The article also reported that a challenging element of the current regime was that lawyers could not accept partial indemnity or substantial indemnity costs awards as part of their legal fees. Instead, the lawyer’s fee must be calculated only on the damages and interest recovered, and the recovered costs would be returned to the client.
“The government has now amended the regulation. In addition, the standard form agreement which is incorporated into the regulation was amended to provide more flexibility and options for licensees,” Shortreed said.
She said the new amendments streamlined the regime and targeted requirements while maintaining enhanced consumer protection, improved transparency and fairness for clients. However, the standard form agreement changes do not affect the Rules of Conduct requirement regarding establishing transparency in billing and marketing.

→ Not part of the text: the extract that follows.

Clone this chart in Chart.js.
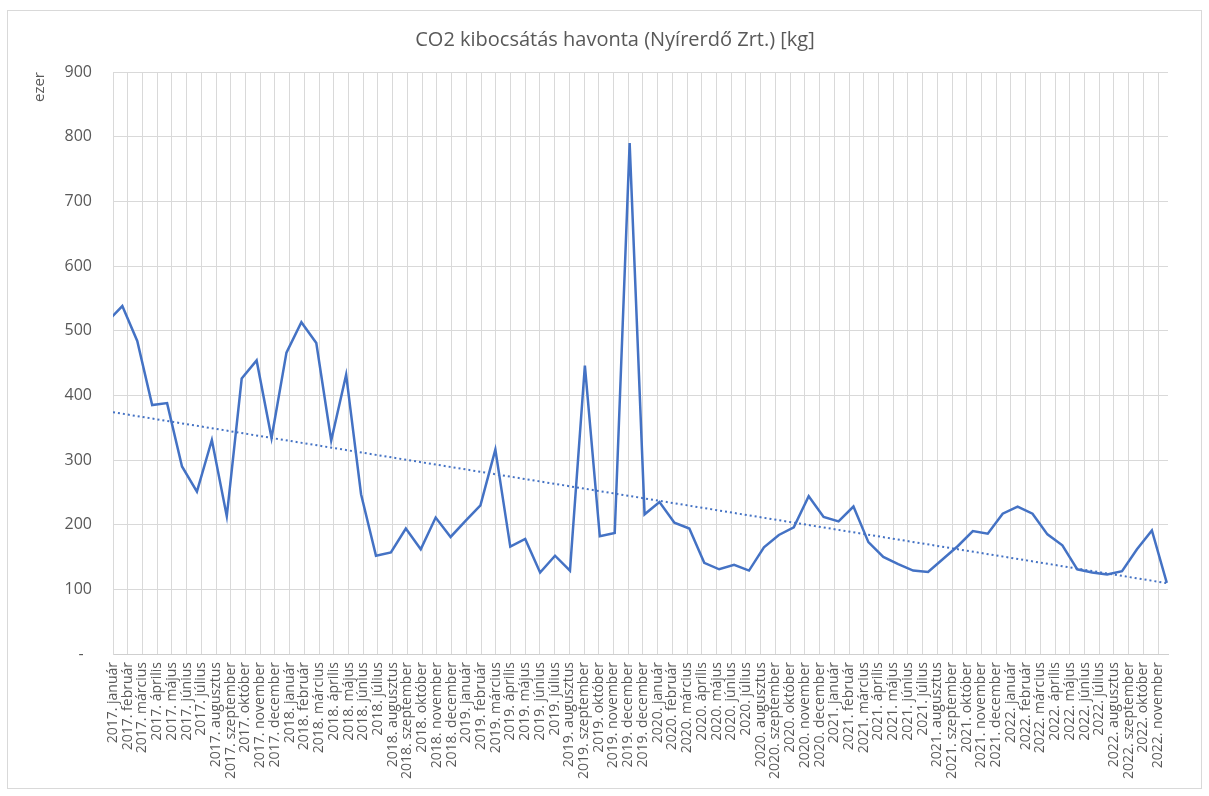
<!DOCTYPE html>
<html>
<head>
<meta charset="utf-8">
<script src="https://cdn.jsdelivr.net/npm/chart.js@4.4.1/dist/chart.umd.min.js"></script>
<style>
  body { margin: 0; background: #fff; }
  #wrap { position: absolute; left: 7px; top: 10px; width: 1193px; height: 777px; border: 1px solid #d9d9d9; }
  canvas { display: block; }
</style>
</head>
<body>
<div id="wrap"><canvas id="co2Canvas" width="1193" height="777"></canvas></div>
<script>
// havi címkék (a forrásban a 2019. december kétszer szerepel)
const honapok = [
  "2017. január", "2017. február", "2017. március", "2017. április", "2017. május", "2017. június",
  "2017. július", "2017. augusztus", "2017. szeptember", "2017. október", "2017. november", "2017. december",
  "2018. január", "2018. február", "2018. március", "2018. április", "2018. május", "2018. június",
  "2018. július", "2018. augusztus", "2018. szeptember", "2018. október", "2018. november", "2018. december",
  "2019. január", "2019. február", "2019. március", "2019. április", "2019. május", "2019. június",
  "2019. július", "2019. augusztus", "2019. szeptember", "2019. október", "2019. november", "2019. december",
  "2019. december", "2020. január", "2020. február", "2020. március", "2020. április", "2020. május",
  "2020. június", "2020. július", "2020. augusztus", "2020. szeptember", "2020. október", "2020. november",
  "2020. december", "2021. január", "2021. február", "2021. március", "2021. április", "2021. május",
  "2021. június", "2021. július", "2021. augusztus", "2021. szeptember", "2021. október", "2021. november",
  "2021. december", "2022. január", "2022. február", "2022. március", "2022. április", "2022. május",
  "2022. június", "2022. július", "2022. augusztus", "2022. szeptember", "2022. október", "2022. november"
];

// kibocsátás, ezer kg
const kibocsatas = [
  514, 538, 484, 385, 388, 290, 251, 331, 213, 426, 454, 334,
  466, 513, 481, 330, 432, 247, 152, 157, 194, 162, 211, 181,
  206, 230, 316, 166, 178, 126, 152, 129, 446, 182, 187, 790,
  216, 235, 203, 194, 141, 131, 138, 129, 165, 184, 196, 244,
  212, 205, 228, 173, 150, 139, 129, 127, 147, 167, 190, 186,
  217, 228, 217, 185, 168, 131, 126, 123, 128, 162, 191, 110
];

const yTicks = [0, 100, 200, 300, 400, 500, 600, 700, 800, 900];

const cim = "CO2 kibocsátás havonta (Nyírerdő Zrt.) [kg]";

const kek = "#4472C4";
const szurke = "#595959";
const racs = "#d9d9d9";

// az adatsor és a címketengely kicsit eltérő léptékű, mint az eredetin
const dataMin = 0.375;
const dataMax = 71.08;
const labelMax = 71.67;

// lineáris trend (legkisebb négyzetek)
let n = kibocsatas.length;
let mx = (n - 1) / 2;
let my = kibocsatas.reduce((a, b) => a + b, 0) / n;
let sxy = 0, sxx = 0;
kibocsatas.forEach((v, i) => { sxy += (i - mx) * (v - my); sxx += (i - mx) * (i - mx); });
let slope = sxy / sxx;
let icpt = my - slope * mx;
const trend = [
  { x: dataMin, y: icpt + slope * dataMin },
  { x: dataMax, y: icpt + slope * dataMax }
];

// cím kézzel, hogy a vízszintes helye pontos legyen
const cimPlugin = {
  id: "cimPlugin",
  afterDraw(c) {
    const ctx = c.ctx;
    ctx.save();
    ctx.fillStyle = szurke;
    ctx.font = "20px 'Open Sans'";
    ctx.textAlign = "center";
    ctx.textBaseline = "middle";
    ctx.fillText(cim, 607, 29);
    ctx.restore();
  }
};

const chart = new Chart(document.getElementById("co2Canvas"), {
  type: "line",
  data: {
    datasets: [
      {
        label: "CO2",
        data: kibocsatas.map((v, i) => ({ x: i, y: v })),
        xAxisID: "xd",
        borderColor: kek,
        borderWidth: 2.5,
        pointRadius: 0,
        tension: 0,
        clip: 0
      },
      {
        label: "Lineáris trend",
        data: trend,
        xAxisID: "xd",
        borderColor: kek,
        borderWidth: 2,
        borderDash: [2, 3],
        pointRadius: 0,
        clip: 0
      }
    ]
  },
  options: {
    responsive: false,
    animation: false,
    devicePixelRatio: 1,
    layout: { padding: { left: 0, right: 33, top: 61, bottom: 0 } },
    plugins: {
      legend: { display: false },
      tooltip: { enabled: false },
      title: { display: false }
    },
    scales: {
      x: {
        type: "linear",
        position: "bottom",
        min: 0,
        max: labelMax,
        afterBuildTicks: s => { s.ticks = honapok.map((h, i) => ({ value: i })); },
        afterFit: s => { s.height = 134; },
        ticks: {
          autoSkip: false,
          minRotation: 90,
          maxRotation: 90,
          padding: 8,
          color: szurke,
          font: { family: "Open Sans", size: 14 },
          callback: v => honapok[v]
        },
        grid: { color: racs, drawTicks: false },
        border: { color: "#cfcfcf" }
      },
      xd: {
        type: "linear",
        display: false,
        min: dataMin,
        max: dataMax
      },
      y: {
        min: 0,
        max: 900,
        afterBuildTicks: s => { s.ticks = yTicks.map(v => ({ value: v })); },
        afterFit: s => { s.width = 105; },
        ticks: {
          padding: 21,
          color: szurke,
          font: { family: "Open Sans", size: 16 },
          callback: v => v === 0 ? "-  " : v
        },
        grid: { color: racs, drawTicks: false },
        border: { color: racs },
        title: {
          display: true,
          text: "ezer",
          align: "end",
          color: szurke,
          font: { family: "Open Sans", size: 15 },
          padding: { top: 23, bottom: 0 }
        }
      }
    }
  },
  plugins: [cimPlugin]
});
</script>
</body>
</html>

Bencher Jared Brown said the committee did not foresee the opposition from Bay Street law firms after passing the contingency fee changes in 2020. “Let’s not mince words here, Bay Street people were pissed because they do charge contingency fees, and somehow this committee neglected to realize [the] impacts on those businesses, those law firms.”
Brown said that while he applauds the attempts to clarify the contingency fee calculation, the persisting problem remains. “Perhaps this endeavour will allow us to finally put to rest something that comes up time and again at Convocation and, that is the idea that we must follow the recommendations of our committees, that our committees get things right, that we should defer to our committee structure on any issue that’s brought forward.”

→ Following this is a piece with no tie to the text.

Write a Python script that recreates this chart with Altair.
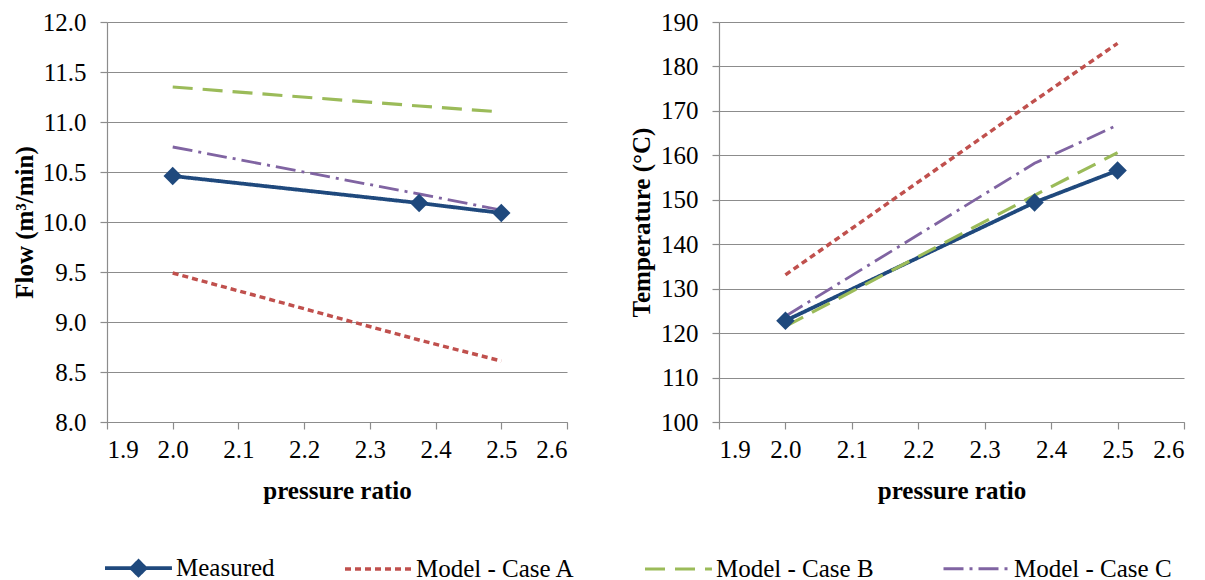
import altair as alt
import pandas as pd

# ---- data ----
pressure_ratio = [2.0, 2.375, 2.5]
series_names = ["Measured", "Model - Case A", "Model - Case B", "Model - Case C"]

flow_measured = [10.46, 10.19, 10.09]
flow_case_a = [9.49, 8.82, 8.61]
flow_case_b = [11.35, 11.16, 11.10]
flow_case_c = [10.75, 10.28, 10.12]

temp_measured = [122.8, 149.4, 156.6]
temp_case_a = [133.1, 172.3, 185.2]
temp_case_b = [121.5, 151.0, 160.6]
temp_case_c = [123.8, 158.2, 166.8]

x_ticks = [1.9, 2.0, 2.1, 2.2, 2.3, 2.4, 2.5, 2.6]
flow_ticks = [8.0, 8.5, 9.0, 9.5, 10.0, 10.5, 11.0, 11.5, 12.0]
temp_ticks = [100, 110, 120, 130, 140, 150, 160, 170, 180, 190]

colors = ["#1F497D", "#C0504D", "#9BBB59", "#8064A2"]
dashes = [[1, 0], [6, 4], [20, 10], [20, 6, 3, 6]]
widths = [3.8, 2.8, 2.5, 2.5]

flow_all = [flow_measured, flow_case_a, flow_case_b, flow_case_c]
temp_all = [temp_measured, temp_case_a, temp_case_b, temp_case_c]

rows = []
for name, fv, tv in zip(series_names, flow_all, temp_all):
    for x, f, t in zip(pressure_ratio, fv, tv):
        rows.append({"pr": x, "series": name, "flow": f, "temp": t})
df = pd.DataFrame(rows)

FONT = "Liberation Serif, Times New Roman, Tinos, DejaVu Serif, serif"
FS = 25

# legend symbols: a 67px line (custom path, size 576 -> radius 12) with a diamond for Measured
line_path = "M-1,0L4.58,0"
measured_path = "M-1,0L4.58,0M1.79,-0.58L2.37,0L1.79,0.58L1.21,0Z"

legend = alt.Legend(
    title=None,
    orient="none",
    legendX=-4,
    legendY=532,
    direction="horizontal",
    symbolType=alt.ExprRef(
        f"datum.value === 'Measured' ? '{measured_path}' : '{line_path}'"
    ),
    symbolFillColor=alt.ExprRef("datum.value === 'Measured' ? '#1F497D' : 'transparent'"),
    symbolSize=576,
    symbolStrokeWidth=2.6,
    labelFont=FONT,
    labelFontSize=FS,
    labelColor="black",
    labelOffset=45,
    columnPadding=63,
    symbolLimit=0,
)

color_enc = alt.Color("series:N", scale=alt.Scale(domain=series_names, range=colors), legend=legend)
dash_enc = alt.StrokeDash("series:N", scale=alt.Scale(domain=series_names, range=dashes), legend=legend)
width_enc = alt.StrokeWidth("series:N", scale=alt.Scale(domain=series_names, range=widths), legend=None)

x_enc = alt.X(
    "pr:Q",
    scale=alt.Scale(domain=[1.9, 2.6], nice=False, zero=False),
    axis=alt.Axis(title="pressure ratio", values=x_ticks, format=".1f", grid=False,
                  labelPadding=8, titlePadding=16),
)


def panel(field, title, ticks, domain, width, title_pad):
    y_enc = alt.Y(
        f"{field}:Q",
        scale=alt.Scale(domain=domain, nice=False, zero=False),
        axis=alt.Axis(title=title, values=ticks, format=".1f" if field == "flow" else "d",
                      labelPadding=14, titlePadding=title_pad),
    )
    lines = alt.Chart(df).mark_line().encode(
        x=x_enc, y=y_enc, color=color_enc, strokeDash=dash_enc, strokeWidth=width_enc,
        order=alt.Order("pr:Q"),
    )
    pts = alt.Chart(df).transform_filter(alt.datum.series == "Measured").mark_point(
        shape="diamond", filled=True, size=340, opacity=1, color="#1F497D"
    ).encode(x=x_enc, y=y_enc)
    return alt.layer(lines, pts).properties(width=width, height=400)


left = panel("flow", "Flow (m³/min)", flow_ticks, [8, 12], 460, 5)
right = panel("temp", "Temperature (°C)", temp_ticks, [100, 190], 465, 6)

chart = (
    alt.hconcat(left, right, spacing=61)
    .properties(padding={"left": 4, "top": 2, "right": 2, "bottom": 0})
    .configure_view(stroke=None)
    .configure_axis(
        labelFont=FONT,
        labelFontSize=FS,
        labelColor="black",
        titleFont=FONT,
        titleFontSize=FS,
        titleFontWeight="bold",
        titleColor="black",
        domainColor="#8C8C8C",
        domainWidth=1.2,
        tickColor="#8C8C8C",
        tickSize=7,
        tickWidth=1.2,
        gridColor="#8C8C8C",
        gridWidth=1.2,
    )
)

chart.save("out.html", embed_options={"renderer": "svg", "actions": False})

“I applaud that we’re revisiting this issue. I think this is an example of how good governance should proceed, but let’s not fool ourselves. The committees are not sacrosanct. They get things wrong once in a while, they don’t see all and this is why the Convocation is here to provide sober second thought.”
Shortreed responded to Brown’s remarks, clarifying that the Ontario government rewrote the standard form contingency fee agreement.
The motion passed with a majority vote.
Treasurer Teresa Donnelly also notified Convocation that the LSO was further contemplating the issue of additional legal service support in family law. She said the Access to Justice Committee report on family legal service provider license released in January received valuable input from stakeholders, and the feedback required additional deliberation.
“This is a complex issue involving the regulatory obligation to protect the public balanced with the need for more flexible legal service options in support of family law client needs,” Donnelly said. “As a result, that report is not on our agenda today and I’ll be considering next steps on how to move the access to legal services forward in this important area in a way that’s realistic and achievable.”